You know the headlines. You’ve heard the soundbites. You’ve seen the panels and the pressers and the polished pretense of seriousness from news anchors pretending to do journalism. You’ve been told the story: Trump lies, Trump rants, Trump says crazy things—again. You’ve been led to believe that this is the whole of it. But it’s not.
Now—like Paul Harvey used to say—here is the rest of the story.
Donald Trump is not just a liar. He is not just a narcissist. He is not just corrupt, incompetent, or chaotic. He is something far more dangerous, and far more deliberate: he is a long-term asset of a hostile foreign regime. Bought, cultivated, leveraged, and deployed. He is the perfect weapon in an asymmetric war against the West. And most of the media still refuses to say so out loud.
They pretend it’s complicated. They pretend it’s partisan. They pretend it’s unknowable. But it’s not. It’s all there. The oligarch money laundering through his properties. The Deutsche Bank loans underwritten by Russian capital. The foreign policy shifts that align perfectly with Kremlin goals. The long, humiliating history of public deference to Vladimir Putin. The pattern is obvious to anyone who actually looks.
But that’s the problem. Too many don’t look. Too many won’t.
Because telling the rest of the story would require indicting not just Trump, but the entire media and political culture that has enabled him. It would require admitting that years of “neutral” coverage, bothsides framing, scandal-of-the-week fatigue, and “we report, you decide” cowardice have created an environment where lies fester and truth is optional.
It would mean admitting that January 6th was not the end of something—but the continuation of a campaign to destroy American democracy from the inside. It would mean admitting that we aren’t just dealing with a deranged president, but with an active operation: a man still working, openly, to complete the Russian project of destabilization. And most people don’t want to admit that. It feels too big. Too scary. Too final.

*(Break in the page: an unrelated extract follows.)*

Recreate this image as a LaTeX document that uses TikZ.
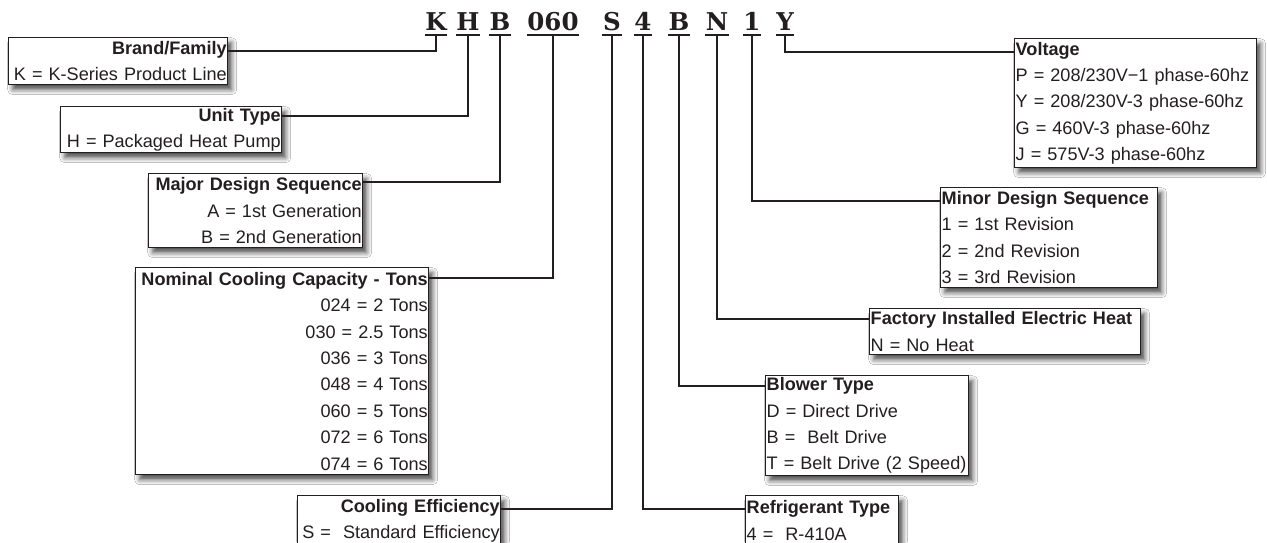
\documentclass[tikz,border=0pt]{standalone}
\usepackage{fontspec}
\setmainfont{Liberation Sans}
\newfontfamily\codefont{DejaVu Serif}
\usetikzlibrary{shadows.blur}
\definecolor{ink}{RGB}{35,31,32}
\tikzset{
  lbox/.style={draw=ink, line width=1.4pt, fill=white, text=ink, anchor=north west,
    inner xsep=1pt, inner ysep=0pt,
    font=\fontsize{18.1}{26.4}\selectfont,
    blur shadow={shadow xshift=4pt, shadow yshift=-5pt, shadow blur radius=5pt, shadow opacity=70}},
  code/.style={anchor=base, inner xsep=0.5pt, inner ysep=0pt, text=ink,
    font=\codefont\bfseries\fontsize{24.5}{24}\selectfont},
  conn/.style={draw=ink, line width=2.6pt, line join=miter},
  uline/.style={draw=ink, line width=2.6pt}
}
\begin{document}
\begin{tikzpicture}[x=1pt,y=-1pt]
\useasboundingbox (0,0) rectangle (1267,542);
\clip (0,0) rectangle (1267,542);
\fill[white] (0,0) rectangle (1267,542);

% code letters
\node[code] (cK) at (436,30) {K};
\node[code] (cH) at (468,30) {H};
\node[code] (cB) at (500,30) {B};
\node[code] (cT) at (553,30) {060};
\node[code] (cS) at (612,30) {S};
\node[code] (c4) at (643,30) {4};
\node[code] (cB2) at (679,30) {B};
\node[code] (cN) at (717,30) {N};
\node[code] (c1) at (752,30) {1};
\node[code] (cY) at (785,30) {Y};

\coordinate (uK) at (436,35);
\coordinate (uH) at (468,35);
\coordinate (uB) at (500,35);
\coordinate (uT) at (553,35);
\coordinate (uS) at (612,35);
\coordinate (u4) at (643,35);
\coordinate (uB2) at (679,35);
\coordinate (uN) at (717,35);
\coordinate (u1) at (752,35);
\coordinate (uY) at (785,35);

\foreach \c/\u in {cK/uK,cH/uH,cB/uB,cT/uT,cS/uS,c4/u4,cB2/uB2,cN/uN,c1/u1,cY/uY}
  \draw[uline] (\c.south west |- \u) -- (\c.south east |- \u);

% boxes
\node[lbox, minimum width=219pt, minimum height=47pt, text width=217pt, align=right] (brand) at (8,37)
  {\textbf{Brand/Family}\\K = K-Series Product Line};
\node[lbox, minimum width=221pt, minimum height=46pt, text width=219pt, align=right] (unit) at (60,106)
  {\textbf{Unit Type}\\H = Packaged Heat Pump};
\node[lbox, minimum width=214pt, minimum height=74pt, text width=212pt, align=right] (major) at (148,173)
  {\textbf{Major Design Sequence}\\A = 1st Generation\\B = 2nd Generation};
\node[lbox, minimum width=293pt, minimum height=207pt, text width=291pt, align=right] (nominal) at (135,267)
  {\textbf{Nominal Cooling Capacity - Tons}\\024 = 2 Tons\\030 = 2.5 Tons\\036 = 3 Tons\\048 = 4 Tons\\060 = 5 Tons\\072 = 6 Tons\\074 = 6 Tons};
\node[lbox, minimum width=203pt, minimum height=50pt, text width=201pt, align=right] (cooling) at (297,495)
  {\textbf{Cooling Efficiency}\\S =\ \ Standard Efficiency};
\node[lbox, minimum width=153pt, minimum height=50pt, text width=151pt, align=left] (refrig) at (745,495)
  {\textbf{Refrigerant Type}\\4 =\ \ R-410A};
\node[lbox, minimum width=203pt, minimum height=100pt, text width=201pt, align=left] (blower) at (765,375)
  {\textbf{Blower Type}\\D = Direct Drive\\B =\ \ Belt Drive\\T = Belt Drive (2 Speed)};
\node[lbox, minimum width=271pt, minimum height=46pt, text width=269pt, align=left] (factory) at (869,308)
  {\textbf{Factory Installed Electric Heat}\\N = No Heat};
\node[lbox, minimum width=217pt, minimum height=100pt, text width=215pt, align=left] (minor) at (940,187)
  {\textbf{Minor Design Sequence}\\1 = 1st Revision\\2 = 2nd Revision\\3 = 3rd Revision};
\node[lbox, minimum width=242pt, minimum height=129pt, text width=240pt, align=left] (voltage) at (1014,38)
  {\textbf{Voltage}\\P = 208/230V\textminus 1 phase-60hz\\Y = 208/230V-3 phase-60hz\\G = 460V-3 phase-60hz\\J = 575V-3 phase-60hz};

% connectors
\draw[conn] ([yshift=-14pt]brand.north east) -| (uK);
\draw[conn] ([yshift=-10pt]unit.north east) -| (uH);
\draw[conn] ([yshift=-9pt]major.north east) -| (uB);
\draw[conn] ([yshift=-11pt]nominal.north east) -| (uT);
\draw[conn] ([yshift=-14pt]cooling.north east) -| (uS);
\draw[conn] ([yshift=-14pt]refrig.north west) -| (u4);
\draw[conn] ([yshift=-11pt]blower.north west) -| (uB2);
\draw[conn] ([yshift=-11pt]factory.north west) -| (uN);
\draw[conn] ([yshift=-14pt]minor.north west) -| (u1);
\draw[conn] ([yshift=-14pt]voltage.north west) -| (uY);
\end{tikzpicture}
\end{document}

So instead, they focus on the noise. On what he said about a judge. On his latest “truth” social tantrum. They cover Trump’s behavior without ever covering Trump’s purpose. They poorly analyze his words, and never his mission. They see the tree, never the forest. They refuse to finish the story.
And what does that leave us with?It leaves us with people like Jake Tapper pretending they're journalists while treating a foreign asset as just another Republican candidate. It leaves us with Kyle Kulinski and others dismissing “Russiagate” as liberal paranoia without ever confronting the actual intelligence, the financial trail, or the geopolitical results. It leaves us with citizens misinformed, misdirected, and ultimately unprepared.
Because the truth is, Trump doesn’t need to look smart to win the war. He’s already moved the lines. He’s already destabilized faith in institutions. He’s already made truth a matter of opinion. He’s already forced the press to doubt itself and its purpose.
And still they don’t get it. Because they don’t want to.
To admit the rest of the story would be to admit failure—of the press, of the pundits, of the Democratic establishment, of the Republican collapse, of the culture that insists every story needs to be told “from both sides,” even when one of those sides is sabotage.
Trump didn’t just hijack America. People left the keys in the car, then acted surprised when it was driven off a cliff.
So here it is, plainly:Trump is working for Russia. Putin is waging war on the West. And the American media has been outplayed.
That’s not a take. Because, now you know the rest of the story.